Postal Service Sets Major Operational Restructuring

The U.S. Postal Service plans a significant restructuring of its business, the quasi-governmental agency said Tuesday.

The Postal Service provided no details or a specific timetable in its announcement, which was included in its fiscal 2021 first-quarter results that included the peak holiday shipping season. The Washington Post reported Monday that a restructuring announcement could come as soon as next week.

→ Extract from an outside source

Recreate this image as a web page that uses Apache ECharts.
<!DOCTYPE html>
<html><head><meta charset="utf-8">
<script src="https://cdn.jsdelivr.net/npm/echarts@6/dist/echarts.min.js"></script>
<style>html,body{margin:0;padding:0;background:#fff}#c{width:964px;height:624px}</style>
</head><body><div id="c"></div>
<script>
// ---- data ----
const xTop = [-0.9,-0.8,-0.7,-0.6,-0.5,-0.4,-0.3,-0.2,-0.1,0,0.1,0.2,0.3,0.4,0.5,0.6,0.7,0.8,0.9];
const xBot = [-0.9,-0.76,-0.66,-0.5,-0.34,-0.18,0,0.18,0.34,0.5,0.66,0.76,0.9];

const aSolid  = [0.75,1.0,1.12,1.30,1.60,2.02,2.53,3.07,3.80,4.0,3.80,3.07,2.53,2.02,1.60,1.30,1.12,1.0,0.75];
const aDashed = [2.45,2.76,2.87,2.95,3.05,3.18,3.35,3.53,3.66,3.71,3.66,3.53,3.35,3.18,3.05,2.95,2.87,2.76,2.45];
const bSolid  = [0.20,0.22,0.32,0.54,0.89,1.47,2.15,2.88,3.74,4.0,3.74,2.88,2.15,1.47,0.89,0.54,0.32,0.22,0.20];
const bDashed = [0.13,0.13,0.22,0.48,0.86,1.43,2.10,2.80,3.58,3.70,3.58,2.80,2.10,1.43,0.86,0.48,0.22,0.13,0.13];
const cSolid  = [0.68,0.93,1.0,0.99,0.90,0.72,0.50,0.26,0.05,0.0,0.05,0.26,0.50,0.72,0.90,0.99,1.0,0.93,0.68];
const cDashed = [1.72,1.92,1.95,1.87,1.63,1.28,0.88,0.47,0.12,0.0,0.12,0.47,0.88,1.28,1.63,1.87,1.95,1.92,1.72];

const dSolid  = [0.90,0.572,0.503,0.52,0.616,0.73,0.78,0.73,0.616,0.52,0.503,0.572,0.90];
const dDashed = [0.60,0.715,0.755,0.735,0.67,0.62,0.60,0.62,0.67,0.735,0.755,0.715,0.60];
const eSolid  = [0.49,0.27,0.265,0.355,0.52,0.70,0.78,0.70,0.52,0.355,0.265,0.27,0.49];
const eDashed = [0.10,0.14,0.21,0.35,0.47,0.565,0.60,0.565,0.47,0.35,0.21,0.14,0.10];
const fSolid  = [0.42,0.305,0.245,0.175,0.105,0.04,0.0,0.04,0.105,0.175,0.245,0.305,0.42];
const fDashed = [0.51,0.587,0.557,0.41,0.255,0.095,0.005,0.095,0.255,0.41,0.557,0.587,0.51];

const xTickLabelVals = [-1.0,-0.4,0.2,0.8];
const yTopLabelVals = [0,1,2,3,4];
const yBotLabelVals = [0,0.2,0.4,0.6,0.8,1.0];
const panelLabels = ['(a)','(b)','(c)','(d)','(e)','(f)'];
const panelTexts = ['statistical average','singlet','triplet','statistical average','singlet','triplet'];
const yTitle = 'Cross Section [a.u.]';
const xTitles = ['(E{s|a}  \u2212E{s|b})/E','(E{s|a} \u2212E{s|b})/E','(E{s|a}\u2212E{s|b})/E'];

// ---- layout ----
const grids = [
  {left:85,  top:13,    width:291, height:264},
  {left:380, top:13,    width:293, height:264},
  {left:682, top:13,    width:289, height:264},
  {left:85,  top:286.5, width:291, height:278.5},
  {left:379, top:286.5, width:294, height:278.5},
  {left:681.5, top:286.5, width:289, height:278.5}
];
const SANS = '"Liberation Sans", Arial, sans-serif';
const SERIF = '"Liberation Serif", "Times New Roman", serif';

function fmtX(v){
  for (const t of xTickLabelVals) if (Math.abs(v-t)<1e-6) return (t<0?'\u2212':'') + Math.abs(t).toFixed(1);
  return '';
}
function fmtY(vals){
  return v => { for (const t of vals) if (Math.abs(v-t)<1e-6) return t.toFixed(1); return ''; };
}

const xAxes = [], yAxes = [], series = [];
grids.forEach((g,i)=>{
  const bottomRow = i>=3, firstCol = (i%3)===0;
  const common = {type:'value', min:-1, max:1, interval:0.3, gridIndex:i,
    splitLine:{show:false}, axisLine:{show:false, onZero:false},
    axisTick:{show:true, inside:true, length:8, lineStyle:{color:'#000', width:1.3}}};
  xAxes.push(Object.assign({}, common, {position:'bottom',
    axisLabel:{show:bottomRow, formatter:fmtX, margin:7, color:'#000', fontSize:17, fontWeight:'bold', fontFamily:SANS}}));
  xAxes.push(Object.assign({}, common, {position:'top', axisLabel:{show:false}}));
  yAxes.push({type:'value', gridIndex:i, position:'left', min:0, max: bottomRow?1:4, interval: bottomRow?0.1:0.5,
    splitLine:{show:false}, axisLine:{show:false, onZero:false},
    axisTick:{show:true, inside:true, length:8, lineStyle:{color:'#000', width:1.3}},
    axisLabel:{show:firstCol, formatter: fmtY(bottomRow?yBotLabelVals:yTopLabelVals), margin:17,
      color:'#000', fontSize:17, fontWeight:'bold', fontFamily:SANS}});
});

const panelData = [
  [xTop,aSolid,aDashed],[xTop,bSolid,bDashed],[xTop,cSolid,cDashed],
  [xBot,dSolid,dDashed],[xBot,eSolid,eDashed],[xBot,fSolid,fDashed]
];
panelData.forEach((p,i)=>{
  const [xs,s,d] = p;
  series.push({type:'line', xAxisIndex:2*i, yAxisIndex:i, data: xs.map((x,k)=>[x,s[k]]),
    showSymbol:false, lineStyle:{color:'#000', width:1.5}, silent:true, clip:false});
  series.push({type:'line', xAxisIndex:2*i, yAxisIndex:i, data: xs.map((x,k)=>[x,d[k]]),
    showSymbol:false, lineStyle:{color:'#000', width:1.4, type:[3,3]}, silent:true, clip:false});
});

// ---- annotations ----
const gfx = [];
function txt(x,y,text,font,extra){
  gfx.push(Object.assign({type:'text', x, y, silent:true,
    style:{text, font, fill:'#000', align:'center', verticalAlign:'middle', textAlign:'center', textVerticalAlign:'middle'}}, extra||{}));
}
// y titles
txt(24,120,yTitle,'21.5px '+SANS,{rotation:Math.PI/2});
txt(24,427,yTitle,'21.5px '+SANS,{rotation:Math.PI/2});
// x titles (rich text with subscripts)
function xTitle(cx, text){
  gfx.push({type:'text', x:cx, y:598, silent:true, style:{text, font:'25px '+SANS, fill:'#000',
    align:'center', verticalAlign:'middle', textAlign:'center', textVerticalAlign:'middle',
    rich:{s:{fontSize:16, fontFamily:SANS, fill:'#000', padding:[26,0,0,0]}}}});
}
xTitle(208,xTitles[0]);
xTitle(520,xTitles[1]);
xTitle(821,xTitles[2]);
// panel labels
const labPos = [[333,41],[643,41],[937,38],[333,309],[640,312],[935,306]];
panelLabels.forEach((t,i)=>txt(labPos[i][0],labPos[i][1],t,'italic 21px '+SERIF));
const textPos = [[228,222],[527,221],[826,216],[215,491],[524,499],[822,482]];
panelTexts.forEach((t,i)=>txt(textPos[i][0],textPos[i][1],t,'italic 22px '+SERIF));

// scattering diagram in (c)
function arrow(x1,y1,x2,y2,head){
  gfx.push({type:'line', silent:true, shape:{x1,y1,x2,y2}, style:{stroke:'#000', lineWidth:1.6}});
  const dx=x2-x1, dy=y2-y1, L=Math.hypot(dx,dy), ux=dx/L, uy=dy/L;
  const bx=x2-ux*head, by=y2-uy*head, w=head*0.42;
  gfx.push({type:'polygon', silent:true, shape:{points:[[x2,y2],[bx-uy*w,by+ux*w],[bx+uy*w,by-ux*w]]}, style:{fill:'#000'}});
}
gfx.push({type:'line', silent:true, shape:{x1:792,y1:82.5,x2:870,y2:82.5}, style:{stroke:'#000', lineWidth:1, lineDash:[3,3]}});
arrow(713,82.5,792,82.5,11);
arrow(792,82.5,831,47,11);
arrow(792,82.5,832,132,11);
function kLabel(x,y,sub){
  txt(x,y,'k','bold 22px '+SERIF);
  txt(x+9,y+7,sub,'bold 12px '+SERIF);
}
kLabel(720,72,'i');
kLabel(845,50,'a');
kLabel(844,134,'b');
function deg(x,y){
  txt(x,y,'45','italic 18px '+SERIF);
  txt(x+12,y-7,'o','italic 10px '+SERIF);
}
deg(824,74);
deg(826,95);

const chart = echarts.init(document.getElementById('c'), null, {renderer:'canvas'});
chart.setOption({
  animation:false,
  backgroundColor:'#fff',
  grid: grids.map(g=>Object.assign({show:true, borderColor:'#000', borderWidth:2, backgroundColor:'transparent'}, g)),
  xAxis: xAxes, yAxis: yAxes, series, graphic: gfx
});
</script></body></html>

Postmaster General Louis DeJoy, whose background is in private-sector logistics and not in the postal world, has been hinting at a restructuring for some time. The revamp will likely include cost reductions, price increases and efforts to streamline what many consider a bloated organization. Kevin R. Kosar, who follows the Postal Service at the American Enterprise Institute, said the agency's operating costs have risen from $65 billion in fiscal year 2015 to about $77.5 billion in FY 2020. Those figures exclude the financial impact of the pre-funding of employees' health-care costs into retirement, Kosar said. 

The culprit, according to Kosar, appeared to have been compensation costs, which increased about $11.5 billion over the past 10 fiscal years.

Price increases in so-called competitive products, which are mostly shipping and package- related, have already been baked into the 2021 cake. Effective Jan. 24, the Postal Service unveiled high single-digit rate increases across a large chunk of its shipping and package portfolio, though headline increases for several of the competitive products were in the low single-digit range.

The quarterly numbers had no surprises given that package-delivery volumes were expected to surge as consumers worried about the COVID-19 pandemic spent more time placing e-commerce orders and less time shopping in stores. Shipping and package revenue hit $9.3 billion, up from $6.6 billion in the fiscal 2020 first quarter. Volume rose to 2.1 billion pieces from just under 1.74 billion.

The shipping and package business accounted for nearly 44% of the Postal Service's first-quarter revenue of $21.5 billion, a ratio that would have been incomprehensible a decade ago. Shipping volume accounted for about 5.5% of the Postal Service's total volume of 36.8 billion pieces.

The strong package-delivery results helped the Postal Service generate net income of $318 million in the quarter, compared with a net loss of $748 million in the year-earlier period. Another tailwind, albeit temporary and finite, was the surge in the processing and delivery of mail-in ballots and the increase in political advertising mailings leading up to Election Day. The package and shipping segment was the only one of the Postal Service's five categories to show volume and revenue increases quarter-over-quarter.

Operating expenses rose by $1.6 billion as the Postal Service spent more on labor and equipment to accommodate the surge in parcel volumes. The growth in parcel traffic is a double-edged sword for the Postal Service because it is a far more labor-intensive business than the highly automated movements of first-class and marketing mail. 

The latter two segments, long the Postal Service's bread and butter, continued to report declines in revenue and volume in the first quarter as the pandemic accelerated the multiyear secular shift to digitization that has siphoned off large amounts of first-class and marketing mail.

In addition, the Postal Service said it does not expect its package revenue growth over the medium to long term to offset losses in mail service revenue caused by COVID-19.

Last year was probably the most difficult in the Postal Service's 246-year history. The pandemic sent the agency's costs spiraling. Its work was regularly derided by President Donald Trump. Trump threatened to refuse to sign the $2.2 trillion CARES Act if it contained direct funding for the Postal Service; the agency eventually received a $10 billion, strings-attached loan from the Treasury Department.

In the fall, the pandemic forced the Postal Service to process exponentially more mail-in election ballots than ever before, and its efforts were widely praised. It then absorbed massive amounts of holiday parcels from shippers that had been turned away by UPS Inc. UPS and FedEx Corp. FDX because their volumes had exceeded per-allotted levels. Toward the end of the peak season, a combination of bad weather, staffing shortages due to COVID and heavier-than-expected parcel traffic led to service delays that took weeks to resolve.